The Seahawks were shut out on Sunday for the first time since quarterback Russell Wilson came to Seattle in 2012 and head coach Pete Carroll shared misgivings about a handful of calls made by officials on Monday.

Carroll was on 710 ESPN to go over the 17-0 loss to the Packers and said that he has “some gripes” with how officials handled the game. The first was the change of a spot on a Russell Wilson run in the first quarter that went from a first down to a fourth-and-one. There was an injury timeout after the play and the spot switched after what Carroll called “minutes and minutes and minutes,” which was beyond the “like 20 seconds to make those decisions to overturn a call that might have been wrong on the field.”
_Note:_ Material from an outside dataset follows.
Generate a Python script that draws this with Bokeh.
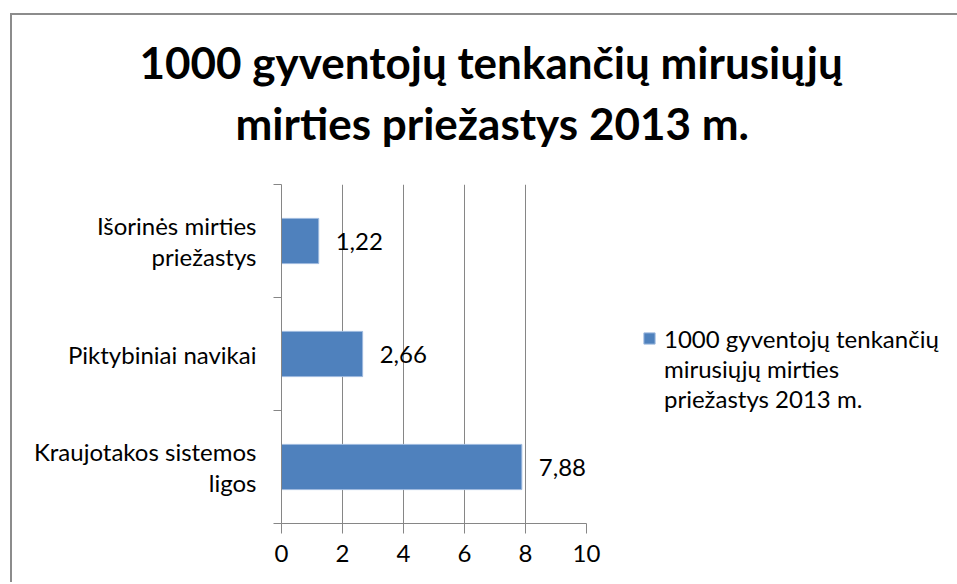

After Aaron Rodgers fumbled a snap in the second quarter, officials ruled the Packers recovered but Carroll believes defensive end Darrell Taylor “had it from the moment that ball’s on the ground” and that Rodgers reached underneath him for the ball. Finally, there was an interception by Kevin King in the end zone in the third quarter that was reviewed and upheld after the ball came out as King came down. Carroll said the “guy’s got to finish the catch and I don’t know why that was looked at in that manner.”

“They were such a big part of the game yesterday,” Carroll said, via Brady Henderson of ESPN.com. “They were a huge part of the game yesterday. So in an effort to try to make sure that we’re really on the same page and we’re working through it and we call the game together in a sense, you work at it during the course of the game. I’ve known some of these guys for a long time and they always show respect and I try to show respect, too. They’ve got a job to do and we’ve got a job to do, and we’ve got to figure it out. We don’t always see eye to eye, that’s for darn sure, and that happened yesterday.”

The Seahawks only had 208 yards of offense in the loss and the defense couldn’t make stops in the fourth quarter that would have given Seattle a chance to steal the game late, so there were plenty of reasons to have gripes about how things played out on Sunday.